While researching emerging technologies and trends in ID I came across the term “digital literacy” and realized I had never heard the term before at least not in this context so I decided to do a little digging.
The NMC Horizon Report > 2012 K-12 Edition, a collaborative research effort between the New Media Consortium, the Consortium of School Networking (CoSN), and the International Society for Technology in Education (ISTE), discusses the top emerging technologies, trends, and challenges that will have a major impact on teaching, learning, and creative inquiry in pre-college education over the next five years. The report talks about how digital media literacy continues its rise in importance as a key skill in every discipline and profession especially in education and that despite its importance, training in the supporting skills and techniques is rare in teacher education. The report says that the lack of formal training is being offset through professional development and some informal learning, but that the system is far from seeing digital media literacy as a norm. The report sees the problem with the concept of digital literacy is that it is less about tools and more about thinking, and thus skills and standards based on tools and platforms have proven to be somewhat short-lived.

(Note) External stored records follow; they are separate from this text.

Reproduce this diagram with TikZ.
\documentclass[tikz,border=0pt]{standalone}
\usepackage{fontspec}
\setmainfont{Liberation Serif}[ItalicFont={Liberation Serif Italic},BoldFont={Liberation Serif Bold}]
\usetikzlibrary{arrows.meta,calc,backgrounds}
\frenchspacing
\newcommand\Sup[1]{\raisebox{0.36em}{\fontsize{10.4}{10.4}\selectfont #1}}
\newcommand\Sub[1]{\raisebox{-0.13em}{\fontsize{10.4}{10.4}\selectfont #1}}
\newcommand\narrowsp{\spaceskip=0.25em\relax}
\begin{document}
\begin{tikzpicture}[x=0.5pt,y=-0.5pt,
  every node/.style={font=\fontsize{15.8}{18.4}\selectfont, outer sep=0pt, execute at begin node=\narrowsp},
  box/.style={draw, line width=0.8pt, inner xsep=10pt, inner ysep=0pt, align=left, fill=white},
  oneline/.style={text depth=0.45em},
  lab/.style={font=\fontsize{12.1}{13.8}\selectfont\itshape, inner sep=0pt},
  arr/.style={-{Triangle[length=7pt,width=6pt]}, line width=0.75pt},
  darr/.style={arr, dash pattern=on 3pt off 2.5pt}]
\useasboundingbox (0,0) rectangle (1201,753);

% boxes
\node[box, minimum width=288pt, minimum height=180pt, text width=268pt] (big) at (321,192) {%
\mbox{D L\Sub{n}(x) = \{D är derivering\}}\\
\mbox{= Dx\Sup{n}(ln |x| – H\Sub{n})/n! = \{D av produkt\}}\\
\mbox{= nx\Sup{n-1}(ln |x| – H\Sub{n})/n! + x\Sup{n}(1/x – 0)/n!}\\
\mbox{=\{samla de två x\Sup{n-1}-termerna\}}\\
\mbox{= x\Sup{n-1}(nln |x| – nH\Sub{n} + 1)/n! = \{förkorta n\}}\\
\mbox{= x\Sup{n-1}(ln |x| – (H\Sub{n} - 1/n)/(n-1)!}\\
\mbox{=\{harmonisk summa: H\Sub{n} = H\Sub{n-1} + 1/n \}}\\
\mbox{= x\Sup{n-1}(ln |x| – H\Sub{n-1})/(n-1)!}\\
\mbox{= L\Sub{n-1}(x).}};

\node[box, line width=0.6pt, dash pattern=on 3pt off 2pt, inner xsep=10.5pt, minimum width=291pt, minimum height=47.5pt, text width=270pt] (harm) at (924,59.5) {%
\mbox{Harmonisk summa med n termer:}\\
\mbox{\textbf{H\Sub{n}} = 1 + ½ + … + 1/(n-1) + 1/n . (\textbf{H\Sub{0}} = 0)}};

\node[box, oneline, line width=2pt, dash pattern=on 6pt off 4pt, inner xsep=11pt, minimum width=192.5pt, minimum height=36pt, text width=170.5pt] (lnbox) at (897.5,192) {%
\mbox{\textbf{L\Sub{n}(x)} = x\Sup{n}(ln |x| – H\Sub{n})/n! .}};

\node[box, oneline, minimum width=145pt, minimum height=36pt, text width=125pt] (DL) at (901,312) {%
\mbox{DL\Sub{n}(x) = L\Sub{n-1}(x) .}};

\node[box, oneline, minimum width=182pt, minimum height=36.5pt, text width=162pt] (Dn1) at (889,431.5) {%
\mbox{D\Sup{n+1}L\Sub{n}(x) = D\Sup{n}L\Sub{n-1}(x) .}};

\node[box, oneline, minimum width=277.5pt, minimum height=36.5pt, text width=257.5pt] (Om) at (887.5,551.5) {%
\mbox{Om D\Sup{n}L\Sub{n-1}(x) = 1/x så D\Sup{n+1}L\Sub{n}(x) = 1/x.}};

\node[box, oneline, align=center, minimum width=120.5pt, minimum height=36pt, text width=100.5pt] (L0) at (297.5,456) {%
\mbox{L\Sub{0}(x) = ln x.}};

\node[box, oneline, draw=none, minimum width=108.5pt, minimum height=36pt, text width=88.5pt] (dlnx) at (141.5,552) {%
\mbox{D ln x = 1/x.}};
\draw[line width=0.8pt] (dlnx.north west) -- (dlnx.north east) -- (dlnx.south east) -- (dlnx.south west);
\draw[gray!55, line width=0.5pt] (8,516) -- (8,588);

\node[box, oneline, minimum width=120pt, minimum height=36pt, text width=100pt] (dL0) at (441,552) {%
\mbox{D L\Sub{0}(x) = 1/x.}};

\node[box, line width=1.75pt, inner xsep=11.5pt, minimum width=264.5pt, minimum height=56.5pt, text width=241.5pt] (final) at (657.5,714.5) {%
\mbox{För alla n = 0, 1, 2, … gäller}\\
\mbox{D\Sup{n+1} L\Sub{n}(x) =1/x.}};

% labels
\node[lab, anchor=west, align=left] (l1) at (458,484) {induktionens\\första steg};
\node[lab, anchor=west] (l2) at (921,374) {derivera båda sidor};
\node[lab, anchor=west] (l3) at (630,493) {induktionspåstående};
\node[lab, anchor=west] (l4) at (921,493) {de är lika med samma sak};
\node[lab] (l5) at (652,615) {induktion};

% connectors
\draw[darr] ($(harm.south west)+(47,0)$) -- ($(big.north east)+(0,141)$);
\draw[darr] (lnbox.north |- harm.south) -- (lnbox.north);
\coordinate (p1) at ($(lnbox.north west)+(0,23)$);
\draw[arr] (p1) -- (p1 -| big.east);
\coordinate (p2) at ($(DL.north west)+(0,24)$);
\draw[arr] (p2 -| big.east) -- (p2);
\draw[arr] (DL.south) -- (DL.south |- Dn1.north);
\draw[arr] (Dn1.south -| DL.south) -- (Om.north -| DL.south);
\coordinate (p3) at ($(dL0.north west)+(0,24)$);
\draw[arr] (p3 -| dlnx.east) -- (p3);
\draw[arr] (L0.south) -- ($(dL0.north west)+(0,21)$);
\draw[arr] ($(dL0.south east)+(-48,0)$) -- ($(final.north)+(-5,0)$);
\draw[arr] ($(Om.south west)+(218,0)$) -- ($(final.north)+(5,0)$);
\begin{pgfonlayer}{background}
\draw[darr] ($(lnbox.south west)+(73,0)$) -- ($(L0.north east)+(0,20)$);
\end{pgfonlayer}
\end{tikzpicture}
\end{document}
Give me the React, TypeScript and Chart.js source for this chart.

According to Warshauer and Matuchniak, list information, media, and technology; learning and innovation skills; and life and career skills as the three skill sets that individuals need to master in order to be digitally literate. In order to achieve information, media, and technology skills, one needs to achieve competency in information literacy, media literacy and ICT (information communicative technologies). Encompassed within learning and innovation skills, one must also be able to be exercise their creativity and innovation, critical thinking and problem solving, and communication and collaboration skills. In order to be competent in life and career skills, it is also necessary to be able to exercise flexibility and adaptability, initiative and self-direction, social and cross-cultural skills, productivity and accountability, leadership and responsibility (Warshauer & Matuchniak, 2010).
Eshet-Alkalai offers another definition – 0ne I think is better suited for instructional design purposes. Eshet-Alkalai states that digital literacy involves more than the mere ability to use software or operate a digital device. It includes a large variety of complex cognitive, motor, sociological, and emotional skills which users need in order to function effectively in digital environments. The tasks required in this context include, for example, “reading” instructions from graphical displays in user interfaces; utilizing digital reproduction to create new, meaningful materials from existing ones; constructing knowledge from a nonlinear, hypertextual navigation; evaluating the quality and validity of information; and have a mature and realistic understanding of the rules that prevail in the cyberspace. This newly emerging concept of “digital literacy” may be utilized as a measure of the quality of learners’ work in digital environments, and provide scholars and developers with a more effective means of communication in designing better user-oriented environments.
Eshet-Alkalai also contends that there are five types of literacies that are encompassed in the umbrella term that is digital literacy.
- Photo-visual literacy is the ability to read and deduce information from visuals.
- Reproduction literacy is the ability to use digital technology to create a new piece of work or combine existing pieces of work together to make it your own.
- Branching literacy is the ability to successfully navigate in the non-linear medium of digital space.
- Information literacy is the ability to search, locate, assess and critically evaluate information found on the web.
- Socio-emotional literacy refers to the social and emotional aspects of being present online, whether it may be through socializing, and collaborating, or simply consuming content.
Nichole Pinkard, founder of Chicago’s pioneering Digital Youth Network (DYN), describes in this YouTube video how her organization is empowering young people with critical digital literacy skills that will help make them academically and professionally competitive. Be sure and check it out.
Until next week….. Happy learning!
- ESHET-ALKALAI, Y. (2004). Digital Literacy: A Conceptual Framework for Survival Skills in the Digital Era. Journal of Educational Multimedia and Hypermedia, 13(1), 93-106.
- Warschauer, M. and Matuchniak, T. (2010). “New Technology and Digital Worlds: Analyzing Evidence of Equity in Access, Use, and Outcomes”. Review of Research in Education 34: 179–225. doi:10.3102/0091732X09349791.